INFORMATION PROVIDED:
::::::::::

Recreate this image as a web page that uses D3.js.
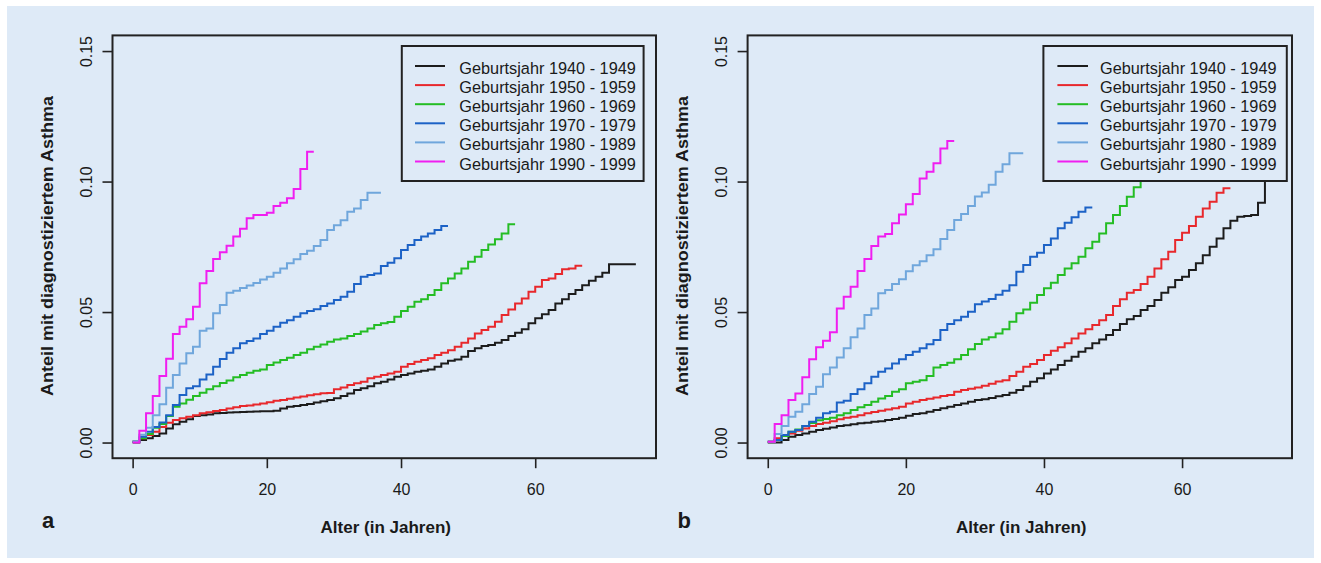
<!DOCTYPE html>
<html>
<head>
<meta charset="utf-8">
<script src="https://cdn.jsdelivr.net/npm/d3@7"></script>
<style>
  body { margin: 0; background: #fff; }
  svg { display: block; }
  text { font-family: "Liberation Sans", Arial, sans-serif; fill: #1a1a1a; }
  .title { font-family: "Liberation Sans Narrow", "Liberation Sans", Arial, sans-serif; font-weight: bold; }
</style>
</head>
<body>
<div id="chart"></div>
<script>
// cohorts (legend labels) and line colours
var cohorts = ['Geburtsjahr 1940 - 1949', 'Geburtsjahr 1950 - 1959', 'Geburtsjahr 1960 - 1969',
               'Geburtsjahr 1970 - 1979', 'Geburtsjahr 1980 - 1989', 'Geburtsjahr 1990 - 1999'];
var colors = ['#1c1c1c', '#e8282c', '#24bd24', '#1c62c6', '#6fa6dc', '#f01ef0'];

var xTicks = [0, 20, 40, 60];
var yTicks = [0, 0.05, 0.10, 0.15];
var yTickLabels = ['0.00', '0.05', '0.10', '0.15'];
var panelLetters = ['a', 'b'];

// cumulative share per year of age (index = age), panel a
var blackA = [0, 0.001, 0.0016, 0.0025, 0.0035, 0.0054, 0.007, 0.008, 0.0089, 0.0102,
  0.0105, 0.0107, 0.0112, 0.0113, 0.0115, 0.0116, 0.0117, 0.0118, 0.0119, 0.012,
  0.012, 0.0122, 0.013, 0.0137, 0.014, 0.0144, 0.0148, 0.0153, 0.0158, 0.0163,
  0.017, 0.0178, 0.0188, 0.0201, 0.0208, 0.0216, 0.0227, 0.0233, 0.0242, 0.0252,
  0.0259, 0.0265, 0.0271, 0.0275, 0.028, 0.029, 0.0303, 0.0313, 0.0318, 0.0329,
  0.0351, 0.0361, 0.037, 0.0374, 0.0382, 0.0393, 0.0408, 0.0421, 0.0434, 0.0457,
  0.0476, 0.0492, 0.0508, 0.0533, 0.0549, 0.0569, 0.0584, 0.0603, 0.062, 0.0635,
  0.0651, 0.0683];
var redA = [0.0005, 0.0016, 0.0029, 0.0041, 0.006, 0.0076, 0.0086, 0.0093, 0.0099, 0.0105,
  0.0112, 0.0116, 0.0121, 0.0125, 0.013, 0.0135, 0.014, 0.0142, 0.0146, 0.015,
  0.0154, 0.016, 0.0163, 0.0168, 0.0173, 0.0176, 0.0181, 0.0185, 0.0189, 0.019,
  0.0204, 0.0211, 0.022, 0.0227, 0.0233, 0.0246, 0.0252, 0.0259, 0.0265, 0.0271,
  0.029, 0.0301, 0.031, 0.0316, 0.0323, 0.0335, 0.0344, 0.0354, 0.0367, 0.0382,
  0.0399, 0.0418, 0.0431, 0.0444, 0.0463, 0.0489, 0.051, 0.0533, 0.0552, 0.0578,
  0.0597, 0.0623, 0.0629, 0.0646, 0.0664, 0.0667, 0.0677];
var greenA = [0.0003, 0.0016, 0.0033, 0.0057, 0.0071, 0.0102, 0.0137, 0.015, 0.0164, 0.0178,
  0.0191, 0.0204, 0.0216, 0.0228, 0.0238, 0.025, 0.0259, 0.0267, 0.0275, 0.028,
  0.0297, 0.0307, 0.0316, 0.0325, 0.0335, 0.0344, 0.0357, 0.0367, 0.0376, 0.0386,
  0.0395, 0.0399, 0.0408, 0.0416, 0.0425, 0.0437, 0.045, 0.0457, 0.0462, 0.0482,
  0.0504, 0.052, 0.0539, 0.0549, 0.0565, 0.0584, 0.061, 0.0629, 0.0648, 0.0667,
  0.0693, 0.0712, 0.0738, 0.0759, 0.0779, 0.0801, 0.0836];
var blueA = [0.0003, 0.0022, 0.0041, 0.006, 0.0077, 0.0105, 0.0144, 0.0182, 0.0208, 0.0216,
  0.0242, 0.0261, 0.029, 0.032, 0.0344, 0.0361, 0.038, 0.0389, 0.0399, 0.0416,
  0.0428, 0.0444, 0.0459, 0.0469, 0.0482, 0.0495, 0.0504, 0.0511, 0.0523, 0.0533,
  0.0546, 0.0559, 0.0578, 0.0607, 0.0635, 0.0642, 0.0648, 0.0676, 0.0689, 0.0706,
  0.0738, 0.0757, 0.0776, 0.0789, 0.0801, 0.0814, 0.083];
var lightblueA = [0.0005, 0.003, 0.0057, 0.0105, 0.0147, 0.021, 0.0259, 0.0303, 0.0342, 0.0367,
  0.0428, 0.0437, 0.0495, 0.0527, 0.0574, 0.0582, 0.0592, 0.0602, 0.0611, 0.0625,
  0.0635, 0.0651, 0.0667, 0.0687, 0.0702, 0.0722, 0.0735, 0.0753, 0.0776, 0.0814,
  0.0833, 0.0852, 0.0884, 0.0897, 0.0929, 0.0957];
var pinkA = [0, 0.0045, 0.0112, 0.0178, 0.0255, 0.0321, 0.0416, 0.0444, 0.0472, 0.052,
  0.061, 0.0657, 0.0703, 0.0729, 0.0754, 0.0789, 0.0819, 0.0859, 0.0872, 0.0872,
  0.088, 0.0906, 0.0919, 0.0936, 0.0971, 0.1048, 0.1114];
var endAgesA = [75, 67, 57, 47, 37, 27];

// panel b
var blackB = [0, 0, 0.001, 0.0022, 0.0029, 0.0035, 0.0041, 0.0048, 0.0053, 0.0058,
  0.0063, 0.0066, 0.007, 0.0074, 0.0076, 0.008, 0.0082, 0.0086, 0.009, 0.0095,
  0.0103, 0.0109, 0.0112, 0.0118, 0.0125, 0.0131, 0.0137, 0.0144, 0.015, 0.0156,
  0.0163, 0.0166, 0.0171, 0.0177, 0.0182, 0.0191, 0.0201, 0.0216, 0.0233, 0.0246,
  0.0265, 0.028, 0.0297, 0.0313, 0.0329, 0.0348, 0.0361, 0.038, 0.0395, 0.0412,
  0.0431, 0.0454, 0.0472, 0.0485, 0.0508, 0.0523, 0.0546, 0.0574, 0.0595, 0.0623,
  0.0635, 0.0661, 0.0687, 0.0718, 0.075, 0.0782, 0.0821, 0.085, 0.0865, 0.0868,
  0.0872, 0.0919, 0.106];
var redB = [0.0003, 0.0016, 0.0029, 0.0035, 0.0045, 0.0054, 0.0063, 0.0071, 0.0076, 0.0082,
  0.0089, 0.0095, 0.0099, 0.0105, 0.0112, 0.0117, 0.0122, 0.0127, 0.0131, 0.0137,
  0.015, 0.0156, 0.0163, 0.0168, 0.0173, 0.0178, 0.0182, 0.0195, 0.0201, 0.0206,
  0.0211, 0.0218, 0.0225, 0.0234, 0.0239, 0.0255, 0.0271, 0.029, 0.0301, 0.0316,
  0.0335, 0.0352, 0.0365, 0.038, 0.0399, 0.0418, 0.0434, 0.045, 0.0469, 0.0489,
  0.0523, 0.0549, 0.0574, 0.0584, 0.0607, 0.0635, 0.0667, 0.0702, 0.0731, 0.0776,
  0.0804, 0.083, 0.0865, 0.0897, 0.0923, 0.0957, 0.0974];
var greenB = [0.0003, 0.001, 0.0025, 0.0041, 0.005, 0.0063, 0.0075, 0.0085, 0.009, 0.0095,
  0.0105, 0.0112, 0.0125, 0.0135, 0.0144, 0.0156, 0.0169, 0.0178, 0.0195, 0.0204,
  0.0227, 0.0233, 0.0239, 0.0255, 0.0288, 0.0297, 0.0306, 0.0319, 0.0335, 0.0357,
  0.0378, 0.0395, 0.0403, 0.0418, 0.0434, 0.0463, 0.0495, 0.051, 0.0536, 0.0565,
  0.0591, 0.0612, 0.0642, 0.0667, 0.0687, 0.0712, 0.0744, 0.0769, 0.0801, 0.084,
  0.0872, 0.0906, 0.0942, 0.0978, 0.1006, 0.104, 0.108];
var blueB = [0.0003, 0.001, 0.0029, 0.0041, 0.0048, 0.0063, 0.008, 0.0095, 0.0112, 0.0118,
  0.0153, 0.016, 0.0186, 0.0204, 0.0227, 0.0252, 0.0271, 0.0284, 0.0303, 0.0319,
  0.0335, 0.0348, 0.0361, 0.0377, 0.0393, 0.0431, 0.0454, 0.0469, 0.0482, 0.0501,
  0.053, 0.054, 0.055, 0.0566, 0.0582, 0.0603, 0.0654, 0.068, 0.0712, 0.0727,
  0.0757, 0.0782, 0.0821, 0.0842, 0.0863, 0.0884, 0.0901];
var lightblueB = [0.0003, 0.0033, 0.0063, 0.0099, 0.0118, 0.0147, 0.0186, 0.0214, 0.0262, 0.0288,
  0.0326, 0.0361, 0.0403, 0.0437, 0.0489, 0.0514, 0.0572, 0.0584, 0.0607, 0.0626,
  0.0656, 0.0679, 0.0695, 0.0718, 0.0741, 0.078, 0.0814, 0.0853, 0.0876, 0.0906,
  0.0943, 0.0958, 0.0988, 0.1038, 0.1066, 0.1108];
var pinkB = [0.0003, 0.0071, 0.0105, 0.0163, 0.0188, 0.025, 0.0319, 0.0365, 0.039, 0.0423,
  0.0514, 0.0559, 0.0597, 0.0657, 0.0703, 0.0753, 0.0789, 0.0799, 0.084, 0.0874,
  0.0913, 0.0952, 0.1012, 0.1038, 0.107, 0.1127, 0.1155];
var endAgesB = [73, 67, 57, 47, 37, 27];

var seriesA = [blackA, redA, greenA, blueA, lightblueA, pinkA];
var seriesB = [blackB, redB, greenB, blueB, lightblueB, pinkB];

var W = 1321, H = 563, bg = '#deeaf7';

// panel layout (pixel boxes), not data
var panels = [
  { series: seriesA, ends: endAgesA, xDomain: [-3, 78], box: [112.5, 656, 35.4, 458.2],
    legend: [401.8, 643.6, 46, 181], legLine: [415, 445], legText: 459.3, letterX: 42 },
  { series: seriesB, ends: endAgesB, xDomain: [-2.92, 75.92], box: [747.6, 1292, 35.4, 458.2],
    legend: [1043.4, 1286.8, 46, 181], legLine: [1057.4, 1088], legText: 1100, letterX: 677.5 }
];

var svg = d3.select('#chart').append('svg').attr('width', W).attr('height', H);
svg.append('rect').attr('x', 7).attr('y', 6).attr('width', 1307).attr('height', 552).attr('fill', bg);

panels.forEach(function(p, pi) {
  var b = p.box;
  var x = d3.scaleLinear().domain(p.xDomain).range([b[0], b[1]]);
  var y = d3.scaleLinear().domain([-0.006, 0.156]).range([b[3], b[2]]);
  var g = svg.append('g');

  // step curves
  var line = d3.line()
    .x(function(d) { return x(d[0]); })
    .y(function(d) { return y(d[1]); })
    .curve(d3.curveStepAfter);
  p.series.forEach(function(vals, i) {
    var pts = vals.map(function(v, age) { return [age, v]; });
    pts.push([p.ends[i], vals[vals.length - 1]]);
    g.append('path').attr('d', line(pts))
      .attr('fill', 'none').attr('stroke', colors[i]).attr('stroke-width', 2)
      .attr('stroke-linejoin', 'miter');
  });

  // box
  g.append('rect').attr('x', b[0]).attr('y', b[2]).attr('width', b[1] - b[0]).attr('height', b[3] - b[2])
    .attr('fill', 'none').attr('stroke', '#222').attr('stroke-width', 2);

  // x axis
  var xa = g.append('g').attr('transform', 'translate(0,' + b[3] + ')')
    .call(d3.axisBottom(x).tickValues(xTicks).tickSize(10).tickFormat(d3.format('d')));
  xa.select('.domain').remove();
  xa.selectAll('line').attr('stroke', '#222').attr('stroke-width', 1.6);
  xa.selectAll('text').attr('y', 37).attr('dy', null)
    .style('font-size', '16px').style('font-family', '"Liberation Sans", Arial, sans-serif').attr('fill', '#222');

  // y axis
  var ya = g.append('g').attr('transform', 'translate(' + b[0] + ',0)')
    .call(d3.axisLeft(y).tickValues(yTicks).tickSize(10).tickFormat(function(d, i) { return yTickLabels[i]; }));
  ya.select('.domain').remove();
  ya.selectAll('line').attr('stroke', '#222').attr('stroke-width', 1.6);
  ya.selectAll('text').attr('x', 0).attr('y', -20.8).attr('dy', null)
    .attr('transform', 'rotate(-90)').attr('text-anchor', 'middle')
    .style('font-size', '16px').style('font-family', '"Liberation Sans", Arial, sans-serif').attr('fill', '#222');

  // axis titles
  var cx = (b[0] + b[1]) / 2, cy = 246;
  g.append('text').attr('class', 'title')
    .attr('transform', 'translate(' + (b[0] - 59.8) + ',' + cy + ') rotate(-90)')
    .attr('text-anchor', 'middle').style('font-size', '16.5px')
    .attr('textLength', 300).attr('lengthAdjust', 'spacingAndGlyphs')
    .text('Anteil mit diagnostiziertem Asthma');
  g.append('text').attr('class', 'title')
    .attr('x', cx + 1.5).attr('y', 532.7).attr('text-anchor', 'middle').style('font-size', '16.5px')
    .attr('textLength', 130.5).attr('lengthAdjust', 'spacingAndGlyphs')
    .text('Alter (in Jahren)');
  g.append('text').attr('class', 'title').attr('x', p.letterX).attr('y', 528)
    .style('font-size', '22px').text(panelLetters[pi]);

  // legend
  var L = p.legend;
  var lg = g.append('g');
  lg.append('rect').attr('x', L[0]).attr('y', L[2]).attr('width', L[1] - L[0]).attr('height', L[3] - L[2])
    .attr('fill', bg).attr('stroke', '#222').attr('stroke-width', 2);
  cohorts.forEach(function(c, i) {
    var ly = 66 + i * 19.1;
    lg.append('line').attr('x1', p.legLine[0]).attr('x2', p.legLine[1]).attr('y1', ly).attr('y2', ly)
      .attr('stroke', colors[i]).attr('stroke-width', 2);
    lg.append('text').attr('x', p.legText).attr('y', ly + 8).style('font-size', '16.3px').text(c);
  });
});
</script>
</body>
</html>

::::::::::

DESCRIPTION OF THE TASK: Repeat the lines exactly as they stand, from the opening line of the data through the line with "var panelLetters = ['a', 'b'];". Pictures stay out of the copy.

WRITTEN RESPONSE:
Recreate this image as a web page that uses D3.js.
<!DOCTYPE html>
<html>
<head>
<meta charset="utf-8">
<script src="https://cdn.jsdelivr.net/npm/d3@7"></script>
<style>
  body { margin: 0; background: #fff; }
  svg { display: block; }
  text { font-family: "Liberation Sans", Arial, sans-serif; fill: #1a1a1a; }
  .title { font-family: "Liberation Sans Narrow", "Liberation Sans", Arial, sans-serif; font-weight: bold; }
</style>
</head>
<body>
<div id="chart"></div>
<script>
// cohorts (legend labels) and line colours
var cohorts = ['Geburtsjahr 1940 - 1949', 'Geburtsjahr 1950 - 1959', 'Geburtsjahr 1960 - 1969',
               'Geburtsjahr 1970 - 1979', 'Geburtsjahr 1980 - 1989', 'Geburtsjahr 1990 - 1999'];
var colors = ['#1c1c1c', '#e8282c', '#24bd24', '#1c62c6', '#6fa6dc', '#f01ef0'];

var xTicks = [0, 20, 40, 60];
var yTicks = [0, 0.05, 0.10, 0.15];
var yTickLabels = ['0.00', '0.05', '0.10', '0.15'];
var panelLetters = ['a', 'b'];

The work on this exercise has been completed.